Y prosperidad no significa incrementar el valor de las acciones o el beneficio
empresarial, sino la base de partida de una buena vida para todos. Esa combinación
sigue siendo la única respuesta de principios y ganadora en la presente
coyuntura.
En
lo que a mí hace, no derramé ninguna
lágrima por la derrota del neoliberalismo progresista. Es verdad: hay mucho
que temer de una administración Trump racista, antiinmigrante y antiecológica.
Pero no deberíamos lamentar ni la implosión de la hegemonía neoliberal ni la
demolición del clintonismo y su tenaza de hierro sobre el Partido Demócrata. La
victoria de Trump significa una derrota de la alianza entre emancipación y
financiarización. Pero esta presidencia
no ofrece solución ninguna a la presente crisis, no trae consigo la promesa
de un nuevo régimen ni de una hegemonía segura. A lo que nos enfrentamos más
bien es a un interregno, a una situación abierta e inestable en la que los
corazones y las mentes están en juego. En esta situación, no sólo hay peligros,
también oportunidades: la posibilidad de construir una nueva Nueva Izquierda.
Mucho
dependerá en parte de que los progresistas que apoyaron la campaña de Hillary
sean capaces de hacer un serio examen de conciencia. Necesitarán librarse del mito, confortable pero falso,
de que perdieron contra una “panda deplorable” (racistas, misóginos,
islamófobos y homófobos) auxiliados por Vladimir Putin y el FBI. Necesitarán
reconocer su propia parte de culpa al sacrificar la protección social, el
bienestar material y la dignidad de la clase obrera a una falsa interpretación
de la emancipación entendida en términos de meritocracia, diversidad y
empoderamiento. Necesitarán pensar a fondo en cómo podemos transformar la
economía política del capitalismo financiarizado reviviendo el lema de campaña
de Sanders –“socialismo democrático”— e imaginando qué podría ese lema
significar en el siglo XXI. Necesitarán, sobre todo, llegar a la masa de
votantes de Trump que no son racistas ni próximos a la ultraderecha, sino
víctimas de un “sistema fraudulento” que pueden y deben ser reclutadas para el
proyecto antineoliberal de una izquierda rejuvenecida.
Eso no quiere decir
olvidarse de preocupaciones acuciantes sobre el racismo y el sexismo. Pero significa molestarse en mostrar
de qué modo esas inveteradas opresiones históricas hallan nuevas expresiones y
nuevos fundamentos en el capitalismo financiarizado de nuestros días.

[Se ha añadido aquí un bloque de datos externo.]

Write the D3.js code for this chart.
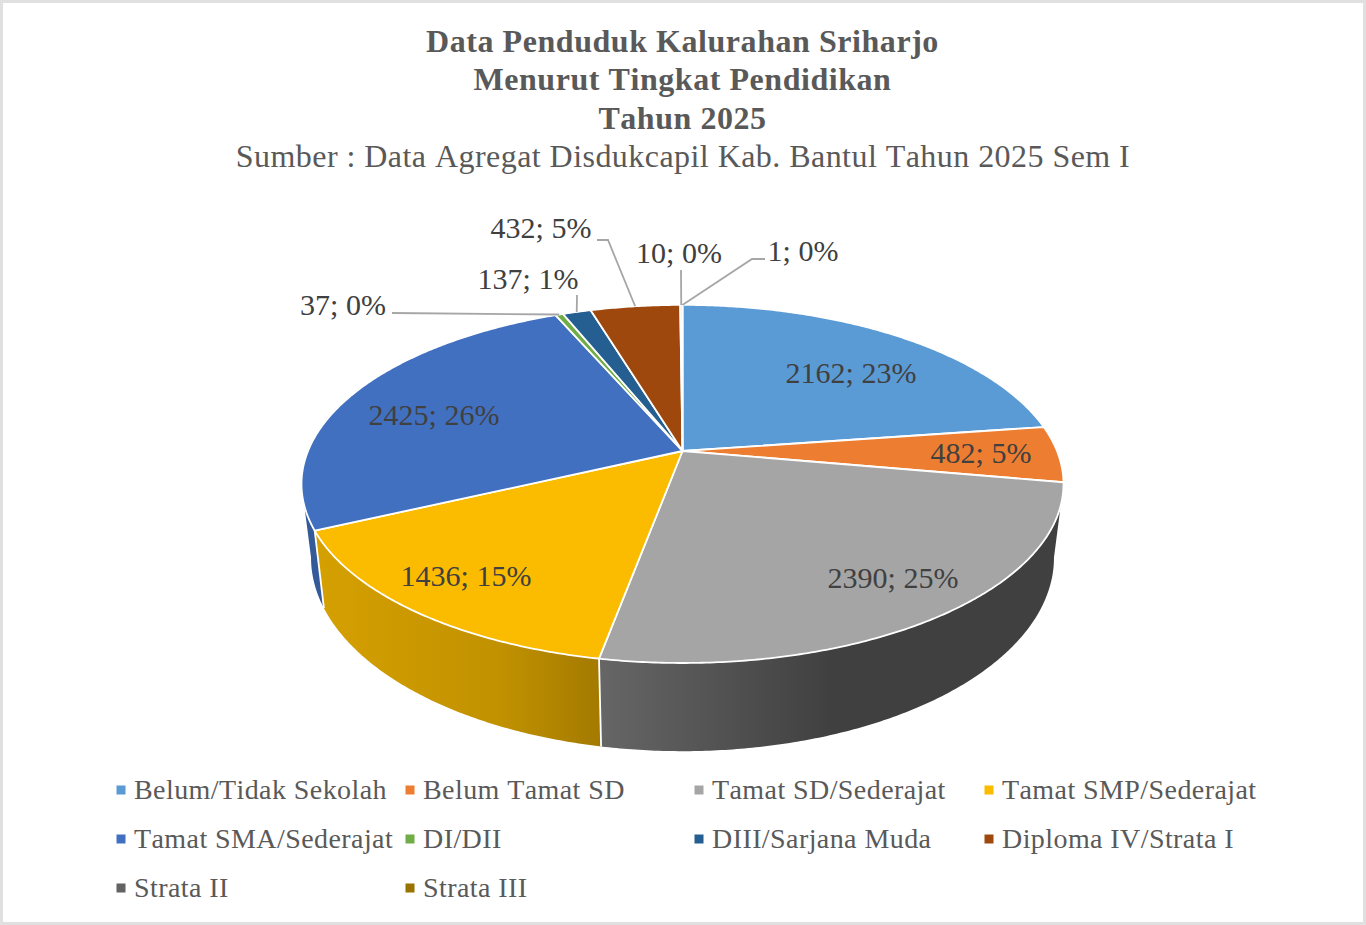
<!DOCTYPE html>
<html>
<head>
<meta charset="utf-8">
<script src="https://cdn.jsdelivr.net/npm/d3@7/dist/d3.min.js"></script>
<style>html,body{margin:0;padding:0;background:#fff}svg{display:block}text{font-family:"Liberation Serif","Times New Roman",serif;font-kerning:none}</style>
</head>
<body>
<svg id="c" width="1366" height="925"></svg>
<script>
const categories = ["Belum/Tidak Sekolah","Belum Tamat SD","Tamat SD/Sederajat","Tamat SMP/Sederajat","Tamat SMA/Sederajat","DI/DII","DIII/Sarjana Muda","Diploma IV/Strata I","Strata II","Strata III"];
const values = [2162,482,2390,1436,2425,37,137,432,10,1];
const percentLabels = ["23%","5%","25%","15%","26%","0%","1%","5%","0%","0%"];
const colors = ["#5B9BD5","#ED7D31","#A5A5A5","#FBBC00","#4270C0","#70AD47","#255E91","#9E480E","#636363","#997300"];
const titleLines = ["Data Penduduk Kalurahan Sriharjo","Menurut Tingkat Pendidikan","Tahun 2025"];
const subtitle = "Sumber : Data Agregat Disdukcapil Kab. Bantul Tahun 2025 Sem I";

// layout (text positions and leader elbows, separate from the data)
const labelLayout = [
  {x:851,y:372.5},{x:981,y:452.5},{x:893,y:577.5},{x:466,y:575.5},{x:434,y:414.5},
  {x:343,y:304.5,leader:[[392,313]]},
  {x:528,y:278.5,leader:[[577,295]]},
  {x:541,y:227.5,leader:[[597,240],[608,240]]},
  {x:679,y:252.5,leader:[[681,270]]},
  {x:803,y:250.5,leader:[[765,259],[752,259]]}
];
const legendX = [121,410,699,989], legendY = [790,839,888];

const svg = d3.select("#c");
const defs = svg.append("defs");
svg.append("rect").attr("x",1.5).attr("y",1.5).attr("width",1363).attr("height",922)
  .attr("fill","#fff").attr("stroke","#e0e0e0").attr("stroke-width",3);

// perspective projection of the pie discs
const top3d = {x0:682.5,y0:451,a:374.5,b:173,k:0.184};
const bot3d = {x0:682.5,y0:522,a:374.5*0.975,b:187,k:0.184};
const project = (disc,ang,r=1)=>{
  const u=r*Math.sin(ang), v=-r*Math.cos(ang), w=1-disc.k*v;
  return [disc.x0+disc.a*u/w, disc.y0+disc.b*v/w];
};
const arcPts = (disc,a0,a1)=>{
  const n=Math.max(2,Math.ceil(Math.abs(a1-a0)/(Math.PI/360)));
  return d3.range(n+1).map(i=>project(disc,a0+(a1-a0)*i/n));
};
const line = d3.line();
const pie = d3.pie().sort(null).value(d=>d).startAngle(0).endAngle(2*Math.PI);
const arcs = pie(values);

// visible front part of the wall
const visStart = Math.PI/2+Math.asin(top3d.k), visEnd = 3*Math.PI/2-Math.asin(top3d.k);
const wallShade = {2:[[0,.62],[.5,.39],[1,.39]],3:[[0,.85],[.65,.77],[1,.65]],4:[[0,.8],[1,.8]]};
const wallGroup = svg.append("g");
arcs.forEach((d,i)=>{
  const a0=Math.max(d.startAngle,visStart), a1=Math.min(d.endAngle,visEnd);
  if(a1<=a0) return;
  const t=arcPts(top3d,a0,a1), b=arcPts(bot3d,a0,a1);
  const xs=t.concat(b).map(p=>p[0]);
  const base=d3.rgb(colors[i]);
  const stops=wallShade[i]||[[0,.7],[1,.7]];
  const g=defs.append("linearGradient").attr("id","w"+i).attr("gradientUnits","userSpaceOnUse")
    .attr("x1",d3.min(xs)).attr("x2",d3.max(xs)).attr("y1",0).attr("y2",0);
  stops.forEach(s=>g.append("stop").attr("offset",s[0])
    .attr("stop-color",d3.rgb(base.r*s[1],base.g*s[1],base.b*s[1]).formatHex()));
  wallGroup.append("path").attr("d",line(t.concat(b.reverse()))+"Z").attr("fill",`url(#w${i})`);
});
// white edges between walls
arcs.forEach(d=>{
  if(d.endAngle>visStart && d.endAngle<visEnd){
    wallGroup.append("path").attr("d",line([project(top3d,d.endAngle),project(bot3d,d.endAngle)]))
      .attr("stroke","#fff").attr("stroke-width",1.8).attr("fill","none");
  }
});

// top faces
svg.append("g").selectAll("path").data(arcs).join("path")
  .attr("d",d=>line([[top3d.x0,top3d.y0]].concat(arcPts(top3d,d.startAngle,d.endAngle)))+"Z")
  .attr("fill",(d,i)=>colors[i]).attr("stroke","#fff").attr("stroke-width",1.8).attr("stroke-linejoin","round");

// leaders
const leaderG = svg.append("g");
arcs.forEach((d,i)=>{
  const l=labelLayout[i];
  if(!l.leader) return;
  const mid=(d.startAngle+d.endAngle)/2;
  leaderG.append("path").attr("d",line(l.leader.concat([project(top3d,mid)])))
    .attr("fill","none").attr("stroke","#a6a6a6").attr("stroke-width",1.8);
});

// data labels
svg.append("g").selectAll("text").data(values).join("text")
  .attr("x",(d,i)=>labelLayout[i].x).attr("y",(d,i)=>labelLayout[i].y)
  .attr("dy","0.35em").attr("text-anchor","middle")
  .attr("font-size",30).attr("fill","#404040")
  .text((d,i)=>`${d}; ${percentLabels[i]}`);

// titles
svg.append("g").selectAll("text").data(titleLines).join("text")
  .attr("x",682.5).attr("y",(d,i)=>40.7+i*38.5).attr("dy","0.35em").attr("text-anchor","middle")
  .attr("font-size",32).attr("font-weight","bold").attr("letter-spacing",0.55).attr("fill","#595959").text(d=>d);
svg.append("text").attr("x",683).attr("y",155.7).attr("dy","0.35em").attr("text-anchor","middle")
  .attr("font-size",32).attr("letter-spacing",0.45).attr("fill","#595959").text(subtitle);

// legend
const legend = svg.append("g").selectAll("g").data(categories).join("g")
  .attr("transform",(d,i)=>`translate(${legendX[i%4]},${legendY[Math.floor(i/4)]})`);
legend.append("rect").attr("x",-4.5).attr("y",-4.5).attr("width",9).attr("height",9).attr("fill",(d,i)=>colors[i]);
legend.append("text").attr("x",13).attr("y",-1).attr("dy","0.35em").attr("font-size",28).attr("letter-spacing",0.42).attr("fill","#595959").text(d=>d);
</script>
</body>
</html>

Rechazando la idea falsa, de suma cero, que dominó la campaña electoral,
deberíamos vincular los daños sufridos por las mujeres y las gentes de color
con los experimentados por los muchos que votaron a Trump. Por esa senda, una
izquierda revitalizada podría sentar los fundamentos de una nueva y potente
coalición comprometida a luchar por todos.